- [Stated exercise]: Retype these lines and no others: the line holding "Output the web", the line holding "const seriesNames = ['RH=0", and all lines between them. Pictures stay out.

- [Data shown]:
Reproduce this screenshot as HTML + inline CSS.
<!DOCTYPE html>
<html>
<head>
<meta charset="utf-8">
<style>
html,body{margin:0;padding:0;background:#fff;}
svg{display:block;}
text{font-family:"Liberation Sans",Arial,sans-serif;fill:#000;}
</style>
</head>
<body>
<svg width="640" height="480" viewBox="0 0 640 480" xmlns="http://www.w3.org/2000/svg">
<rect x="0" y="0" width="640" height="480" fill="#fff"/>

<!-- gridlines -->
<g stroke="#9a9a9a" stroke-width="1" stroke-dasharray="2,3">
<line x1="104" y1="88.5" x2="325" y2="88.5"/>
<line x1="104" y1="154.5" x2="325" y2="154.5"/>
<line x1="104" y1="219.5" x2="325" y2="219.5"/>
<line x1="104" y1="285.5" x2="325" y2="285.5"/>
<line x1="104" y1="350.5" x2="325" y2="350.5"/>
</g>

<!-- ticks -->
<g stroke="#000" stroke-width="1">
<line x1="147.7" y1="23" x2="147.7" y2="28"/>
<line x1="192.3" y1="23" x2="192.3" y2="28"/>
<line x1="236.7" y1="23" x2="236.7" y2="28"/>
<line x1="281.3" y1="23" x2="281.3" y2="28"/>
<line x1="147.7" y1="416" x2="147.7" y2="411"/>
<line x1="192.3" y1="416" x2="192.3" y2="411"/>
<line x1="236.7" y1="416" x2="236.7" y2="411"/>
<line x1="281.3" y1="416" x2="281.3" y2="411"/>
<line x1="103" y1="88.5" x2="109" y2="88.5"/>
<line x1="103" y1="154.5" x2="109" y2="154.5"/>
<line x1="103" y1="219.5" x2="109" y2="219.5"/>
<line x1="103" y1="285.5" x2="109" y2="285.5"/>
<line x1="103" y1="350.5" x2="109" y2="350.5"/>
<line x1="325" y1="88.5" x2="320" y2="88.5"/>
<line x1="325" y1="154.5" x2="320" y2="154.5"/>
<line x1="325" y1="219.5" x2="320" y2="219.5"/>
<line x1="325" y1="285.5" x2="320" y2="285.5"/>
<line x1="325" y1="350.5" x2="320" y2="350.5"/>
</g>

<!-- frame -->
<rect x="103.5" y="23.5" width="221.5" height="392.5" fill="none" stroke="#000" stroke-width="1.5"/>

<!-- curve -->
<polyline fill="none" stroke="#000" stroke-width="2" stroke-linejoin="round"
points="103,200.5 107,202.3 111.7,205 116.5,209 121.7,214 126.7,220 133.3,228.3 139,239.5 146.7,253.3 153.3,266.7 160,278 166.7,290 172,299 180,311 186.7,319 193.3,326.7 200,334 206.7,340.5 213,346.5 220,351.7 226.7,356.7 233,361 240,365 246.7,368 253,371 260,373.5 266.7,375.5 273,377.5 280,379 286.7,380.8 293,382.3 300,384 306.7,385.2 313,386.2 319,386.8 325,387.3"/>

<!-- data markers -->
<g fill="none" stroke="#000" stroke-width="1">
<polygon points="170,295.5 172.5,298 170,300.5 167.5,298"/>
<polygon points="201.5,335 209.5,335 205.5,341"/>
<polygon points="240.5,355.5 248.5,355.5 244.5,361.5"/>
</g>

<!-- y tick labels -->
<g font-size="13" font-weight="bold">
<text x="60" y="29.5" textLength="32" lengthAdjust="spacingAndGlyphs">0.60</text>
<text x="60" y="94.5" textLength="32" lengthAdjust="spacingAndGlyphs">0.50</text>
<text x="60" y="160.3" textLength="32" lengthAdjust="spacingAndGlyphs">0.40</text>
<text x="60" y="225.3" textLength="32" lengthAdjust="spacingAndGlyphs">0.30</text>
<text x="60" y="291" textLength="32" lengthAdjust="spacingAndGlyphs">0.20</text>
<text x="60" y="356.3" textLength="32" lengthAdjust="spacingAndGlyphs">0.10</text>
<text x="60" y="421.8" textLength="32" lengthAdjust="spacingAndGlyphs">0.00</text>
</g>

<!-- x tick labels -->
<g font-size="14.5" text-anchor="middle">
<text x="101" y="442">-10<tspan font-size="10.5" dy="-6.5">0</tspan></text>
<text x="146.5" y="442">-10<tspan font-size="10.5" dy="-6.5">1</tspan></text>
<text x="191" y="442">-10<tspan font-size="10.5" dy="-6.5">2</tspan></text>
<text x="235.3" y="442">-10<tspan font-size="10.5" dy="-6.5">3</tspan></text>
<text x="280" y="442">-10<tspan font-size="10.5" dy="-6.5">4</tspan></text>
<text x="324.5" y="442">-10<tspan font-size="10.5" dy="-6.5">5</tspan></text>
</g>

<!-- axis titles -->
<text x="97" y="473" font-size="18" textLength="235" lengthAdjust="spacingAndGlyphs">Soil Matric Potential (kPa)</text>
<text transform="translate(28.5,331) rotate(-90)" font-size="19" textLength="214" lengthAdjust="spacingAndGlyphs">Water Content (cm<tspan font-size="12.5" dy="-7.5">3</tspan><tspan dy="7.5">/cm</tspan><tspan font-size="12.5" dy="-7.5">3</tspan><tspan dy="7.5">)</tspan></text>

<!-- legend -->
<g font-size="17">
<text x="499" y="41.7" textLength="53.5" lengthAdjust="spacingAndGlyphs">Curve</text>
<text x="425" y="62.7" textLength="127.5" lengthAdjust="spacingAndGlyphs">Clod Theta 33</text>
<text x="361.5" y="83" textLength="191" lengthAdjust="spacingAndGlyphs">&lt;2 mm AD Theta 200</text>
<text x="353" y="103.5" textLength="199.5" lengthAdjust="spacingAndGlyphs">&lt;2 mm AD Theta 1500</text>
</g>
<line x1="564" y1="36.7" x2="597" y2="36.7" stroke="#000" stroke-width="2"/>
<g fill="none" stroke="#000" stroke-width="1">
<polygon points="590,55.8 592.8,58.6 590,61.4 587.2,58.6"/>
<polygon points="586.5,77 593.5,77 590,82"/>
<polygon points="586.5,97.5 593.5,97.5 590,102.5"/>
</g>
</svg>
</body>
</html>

...

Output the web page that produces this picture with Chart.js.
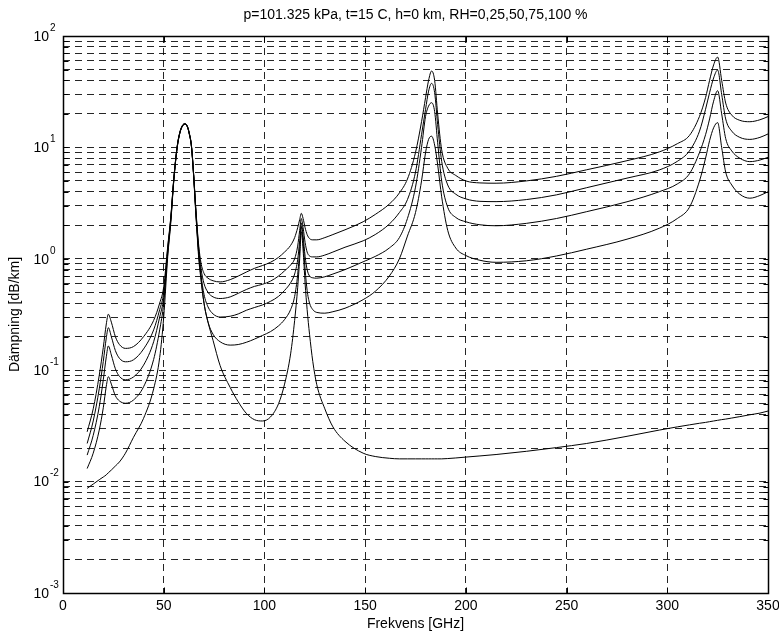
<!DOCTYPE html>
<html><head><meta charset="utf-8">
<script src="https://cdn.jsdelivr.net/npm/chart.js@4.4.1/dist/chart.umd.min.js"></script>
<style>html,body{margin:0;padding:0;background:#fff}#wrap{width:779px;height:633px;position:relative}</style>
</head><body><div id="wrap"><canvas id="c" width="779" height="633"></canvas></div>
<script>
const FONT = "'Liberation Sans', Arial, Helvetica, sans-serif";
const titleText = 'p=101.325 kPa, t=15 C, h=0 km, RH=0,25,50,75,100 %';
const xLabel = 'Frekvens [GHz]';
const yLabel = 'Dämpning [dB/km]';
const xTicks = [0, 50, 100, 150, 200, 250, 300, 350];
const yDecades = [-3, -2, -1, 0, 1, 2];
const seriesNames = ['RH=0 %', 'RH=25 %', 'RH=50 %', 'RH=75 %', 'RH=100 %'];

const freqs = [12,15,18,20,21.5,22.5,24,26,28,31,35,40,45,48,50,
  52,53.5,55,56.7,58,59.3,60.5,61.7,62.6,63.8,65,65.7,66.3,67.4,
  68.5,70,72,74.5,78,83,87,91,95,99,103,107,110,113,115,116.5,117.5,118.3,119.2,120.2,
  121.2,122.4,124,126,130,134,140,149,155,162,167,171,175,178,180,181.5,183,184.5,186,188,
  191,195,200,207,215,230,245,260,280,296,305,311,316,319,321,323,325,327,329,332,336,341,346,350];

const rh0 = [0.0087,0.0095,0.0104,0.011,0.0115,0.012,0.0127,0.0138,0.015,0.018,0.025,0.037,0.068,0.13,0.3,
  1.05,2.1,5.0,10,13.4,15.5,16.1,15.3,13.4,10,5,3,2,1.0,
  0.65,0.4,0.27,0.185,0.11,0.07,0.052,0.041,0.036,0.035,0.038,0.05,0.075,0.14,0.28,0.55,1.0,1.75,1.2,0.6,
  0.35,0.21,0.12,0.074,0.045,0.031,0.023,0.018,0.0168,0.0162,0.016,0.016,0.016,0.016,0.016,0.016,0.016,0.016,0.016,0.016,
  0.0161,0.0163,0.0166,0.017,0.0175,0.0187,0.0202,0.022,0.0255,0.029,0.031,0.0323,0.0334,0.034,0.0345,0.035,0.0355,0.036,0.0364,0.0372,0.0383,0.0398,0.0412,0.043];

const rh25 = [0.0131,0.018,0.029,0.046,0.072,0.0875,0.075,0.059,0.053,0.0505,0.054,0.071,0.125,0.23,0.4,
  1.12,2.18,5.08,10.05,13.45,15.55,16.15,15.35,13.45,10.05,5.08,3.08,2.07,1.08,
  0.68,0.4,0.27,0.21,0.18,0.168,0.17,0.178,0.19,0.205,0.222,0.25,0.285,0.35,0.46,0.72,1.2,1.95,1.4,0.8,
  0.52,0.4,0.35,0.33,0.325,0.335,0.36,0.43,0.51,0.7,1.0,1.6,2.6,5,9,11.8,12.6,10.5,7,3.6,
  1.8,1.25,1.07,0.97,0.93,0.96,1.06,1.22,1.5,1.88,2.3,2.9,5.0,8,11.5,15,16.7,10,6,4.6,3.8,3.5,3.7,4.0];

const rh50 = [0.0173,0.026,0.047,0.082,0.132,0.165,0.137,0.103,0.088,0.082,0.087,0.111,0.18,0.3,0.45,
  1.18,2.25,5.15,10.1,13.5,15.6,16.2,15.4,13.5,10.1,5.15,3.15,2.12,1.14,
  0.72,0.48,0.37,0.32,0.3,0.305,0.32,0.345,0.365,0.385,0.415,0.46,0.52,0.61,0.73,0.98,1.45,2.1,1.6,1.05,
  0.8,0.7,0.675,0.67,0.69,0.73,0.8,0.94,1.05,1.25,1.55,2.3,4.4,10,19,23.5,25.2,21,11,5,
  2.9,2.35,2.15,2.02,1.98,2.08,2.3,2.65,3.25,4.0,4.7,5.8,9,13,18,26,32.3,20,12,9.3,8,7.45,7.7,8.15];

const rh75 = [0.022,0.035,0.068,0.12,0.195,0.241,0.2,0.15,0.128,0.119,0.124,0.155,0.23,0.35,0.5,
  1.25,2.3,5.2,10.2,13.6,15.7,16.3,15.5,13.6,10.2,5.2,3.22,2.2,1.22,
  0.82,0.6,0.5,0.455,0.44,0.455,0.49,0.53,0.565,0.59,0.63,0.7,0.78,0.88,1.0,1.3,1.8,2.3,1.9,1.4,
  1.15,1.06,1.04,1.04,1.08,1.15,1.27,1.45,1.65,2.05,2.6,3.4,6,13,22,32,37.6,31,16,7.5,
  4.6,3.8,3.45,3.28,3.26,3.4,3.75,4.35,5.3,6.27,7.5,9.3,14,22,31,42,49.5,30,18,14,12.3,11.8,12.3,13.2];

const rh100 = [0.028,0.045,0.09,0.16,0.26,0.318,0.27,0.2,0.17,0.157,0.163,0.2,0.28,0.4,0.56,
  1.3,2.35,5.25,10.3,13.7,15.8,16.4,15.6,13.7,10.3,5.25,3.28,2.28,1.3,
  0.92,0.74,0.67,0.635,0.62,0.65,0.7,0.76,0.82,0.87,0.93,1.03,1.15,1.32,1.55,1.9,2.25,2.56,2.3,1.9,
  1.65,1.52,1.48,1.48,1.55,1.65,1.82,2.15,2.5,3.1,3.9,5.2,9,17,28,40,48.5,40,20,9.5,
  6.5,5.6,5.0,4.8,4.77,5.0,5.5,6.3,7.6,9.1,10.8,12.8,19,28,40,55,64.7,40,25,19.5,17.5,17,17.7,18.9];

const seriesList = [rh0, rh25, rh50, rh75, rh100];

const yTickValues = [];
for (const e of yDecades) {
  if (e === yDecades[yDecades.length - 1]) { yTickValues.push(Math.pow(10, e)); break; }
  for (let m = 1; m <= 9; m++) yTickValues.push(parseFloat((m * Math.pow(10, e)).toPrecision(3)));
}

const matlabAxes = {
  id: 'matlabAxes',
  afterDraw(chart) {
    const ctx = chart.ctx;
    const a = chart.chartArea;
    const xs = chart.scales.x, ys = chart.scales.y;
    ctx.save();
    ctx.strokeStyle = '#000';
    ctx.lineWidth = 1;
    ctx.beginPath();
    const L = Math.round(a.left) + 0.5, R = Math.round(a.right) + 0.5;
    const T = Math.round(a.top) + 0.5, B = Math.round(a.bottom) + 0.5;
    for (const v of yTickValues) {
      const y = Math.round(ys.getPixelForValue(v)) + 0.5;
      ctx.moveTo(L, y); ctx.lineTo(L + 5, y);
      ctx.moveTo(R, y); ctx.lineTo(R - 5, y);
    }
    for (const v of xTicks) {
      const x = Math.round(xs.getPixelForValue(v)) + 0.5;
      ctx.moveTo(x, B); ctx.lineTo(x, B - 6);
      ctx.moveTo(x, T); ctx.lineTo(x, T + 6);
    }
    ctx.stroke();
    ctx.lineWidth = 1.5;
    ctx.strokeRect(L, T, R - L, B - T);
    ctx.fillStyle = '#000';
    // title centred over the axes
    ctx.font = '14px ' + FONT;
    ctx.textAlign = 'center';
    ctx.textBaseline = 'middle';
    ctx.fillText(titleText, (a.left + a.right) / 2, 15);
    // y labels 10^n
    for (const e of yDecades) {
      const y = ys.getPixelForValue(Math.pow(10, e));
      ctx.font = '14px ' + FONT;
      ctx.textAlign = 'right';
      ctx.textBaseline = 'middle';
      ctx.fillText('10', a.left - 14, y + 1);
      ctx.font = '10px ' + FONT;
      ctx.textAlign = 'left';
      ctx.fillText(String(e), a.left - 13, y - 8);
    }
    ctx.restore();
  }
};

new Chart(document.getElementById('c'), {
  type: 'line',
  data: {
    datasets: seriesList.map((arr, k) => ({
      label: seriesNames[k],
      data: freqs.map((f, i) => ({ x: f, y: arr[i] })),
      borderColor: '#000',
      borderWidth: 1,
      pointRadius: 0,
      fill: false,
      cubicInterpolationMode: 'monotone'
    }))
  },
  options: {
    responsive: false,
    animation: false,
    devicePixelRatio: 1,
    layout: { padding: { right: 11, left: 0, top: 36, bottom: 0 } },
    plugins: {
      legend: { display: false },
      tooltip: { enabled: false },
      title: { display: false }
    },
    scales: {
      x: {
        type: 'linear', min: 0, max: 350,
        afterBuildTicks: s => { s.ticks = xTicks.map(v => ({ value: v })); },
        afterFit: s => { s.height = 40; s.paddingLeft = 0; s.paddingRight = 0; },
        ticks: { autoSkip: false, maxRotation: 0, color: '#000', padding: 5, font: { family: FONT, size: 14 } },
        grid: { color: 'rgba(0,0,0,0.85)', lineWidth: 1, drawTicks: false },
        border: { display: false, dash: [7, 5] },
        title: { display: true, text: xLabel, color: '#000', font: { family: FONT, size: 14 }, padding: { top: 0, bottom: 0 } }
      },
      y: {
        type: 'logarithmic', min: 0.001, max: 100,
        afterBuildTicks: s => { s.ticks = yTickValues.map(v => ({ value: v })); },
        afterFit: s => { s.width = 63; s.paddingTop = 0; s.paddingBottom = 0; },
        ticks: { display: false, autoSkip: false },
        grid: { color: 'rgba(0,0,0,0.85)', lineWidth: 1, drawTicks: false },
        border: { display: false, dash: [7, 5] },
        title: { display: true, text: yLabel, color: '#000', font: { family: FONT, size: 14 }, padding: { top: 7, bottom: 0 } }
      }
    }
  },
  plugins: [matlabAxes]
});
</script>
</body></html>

...

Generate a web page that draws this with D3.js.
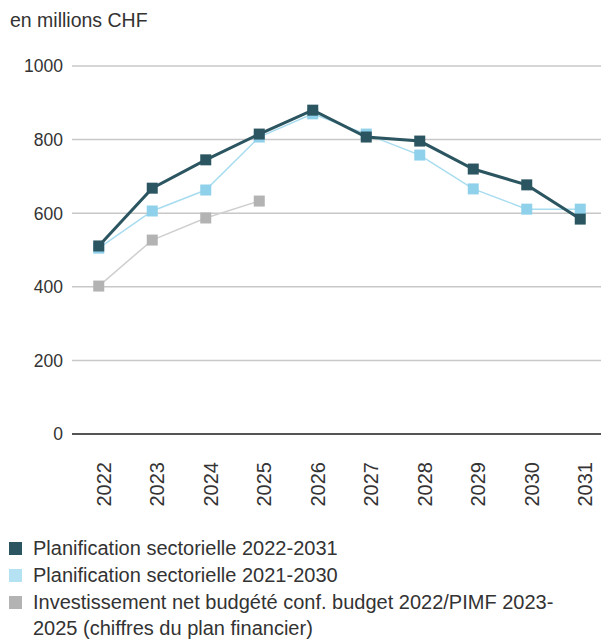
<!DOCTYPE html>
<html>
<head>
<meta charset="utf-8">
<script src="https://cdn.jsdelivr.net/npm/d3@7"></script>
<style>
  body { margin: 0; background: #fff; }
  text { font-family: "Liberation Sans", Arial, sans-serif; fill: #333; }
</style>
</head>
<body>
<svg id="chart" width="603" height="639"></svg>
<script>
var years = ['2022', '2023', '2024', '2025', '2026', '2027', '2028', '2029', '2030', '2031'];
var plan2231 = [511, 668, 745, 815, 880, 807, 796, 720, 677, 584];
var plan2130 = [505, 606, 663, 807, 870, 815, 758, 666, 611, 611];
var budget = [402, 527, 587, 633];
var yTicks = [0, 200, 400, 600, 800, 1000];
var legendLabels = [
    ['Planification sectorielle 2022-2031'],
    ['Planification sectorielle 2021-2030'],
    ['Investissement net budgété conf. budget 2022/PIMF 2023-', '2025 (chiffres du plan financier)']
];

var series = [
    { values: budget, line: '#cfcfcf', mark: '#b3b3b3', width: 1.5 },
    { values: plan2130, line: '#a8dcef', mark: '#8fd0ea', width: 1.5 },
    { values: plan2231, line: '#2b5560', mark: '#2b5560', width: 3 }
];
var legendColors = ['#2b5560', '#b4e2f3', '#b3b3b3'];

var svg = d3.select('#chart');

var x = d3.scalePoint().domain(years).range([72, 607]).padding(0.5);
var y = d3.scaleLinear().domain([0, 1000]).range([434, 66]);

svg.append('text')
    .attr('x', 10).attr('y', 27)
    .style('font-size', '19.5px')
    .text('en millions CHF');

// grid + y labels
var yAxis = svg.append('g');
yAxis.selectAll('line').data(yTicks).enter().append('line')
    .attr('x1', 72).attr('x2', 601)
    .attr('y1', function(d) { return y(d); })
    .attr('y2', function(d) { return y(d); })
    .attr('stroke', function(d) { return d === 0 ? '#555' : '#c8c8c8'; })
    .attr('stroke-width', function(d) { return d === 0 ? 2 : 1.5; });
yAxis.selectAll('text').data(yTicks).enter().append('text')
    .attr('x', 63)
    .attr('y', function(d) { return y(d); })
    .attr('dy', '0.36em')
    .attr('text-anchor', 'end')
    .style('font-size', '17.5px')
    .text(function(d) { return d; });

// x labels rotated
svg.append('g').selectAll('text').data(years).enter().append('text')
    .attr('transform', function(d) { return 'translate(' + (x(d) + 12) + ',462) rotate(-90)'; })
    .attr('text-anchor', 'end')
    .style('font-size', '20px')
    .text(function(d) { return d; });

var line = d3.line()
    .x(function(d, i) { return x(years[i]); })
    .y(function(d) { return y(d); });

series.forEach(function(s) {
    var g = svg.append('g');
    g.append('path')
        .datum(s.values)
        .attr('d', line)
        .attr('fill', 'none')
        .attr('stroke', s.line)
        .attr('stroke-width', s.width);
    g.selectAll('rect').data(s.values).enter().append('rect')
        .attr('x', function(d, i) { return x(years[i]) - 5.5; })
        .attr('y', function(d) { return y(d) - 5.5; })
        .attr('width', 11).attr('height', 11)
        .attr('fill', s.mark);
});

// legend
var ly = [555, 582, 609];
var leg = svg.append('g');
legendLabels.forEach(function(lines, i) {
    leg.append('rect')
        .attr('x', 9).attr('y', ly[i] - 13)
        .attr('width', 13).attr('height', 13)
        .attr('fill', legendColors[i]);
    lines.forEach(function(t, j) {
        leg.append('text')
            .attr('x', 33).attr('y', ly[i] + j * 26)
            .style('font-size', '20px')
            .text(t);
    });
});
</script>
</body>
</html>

- [Completed task]:
Output the web page that produces this picture with Chart.js.
<!DOCTYPE html>
<html><head><meta charset="utf-8">
<script src="https://cdn.jsdelivr.net/npm/chart.js@4.4.1/dist/chart.umd.min.js"></script>
<style>html,body{margin:0;padding:0;background:#fff}#wrap{width:779px;height:633px;position:relative}</style>
</head><body><div id="wrap"><canvas id="c" width="779" height="633"></canvas></div>
<script>
const FONT = "'Liberation Sans', Arial, Helvetica, sans-serif";
const titleText = 'p=101.325 kPa, t=15 C, h=0 km, RH=0,25,50,75,100 %';
const xLabel = 'Frekvens [GHz]';
const yLabel = 'Dämpning [dB/km]';
const xTicks = [0, 50, 100, 150, 200, 250, 300, 350];
const yDecades = [-3, -2, -1, 0, 1, 2];
const seriesNames = ['RH=0 %', 'RH=25 %', 'RH=50 %', 'RH=75 %', 'RH=100 %'];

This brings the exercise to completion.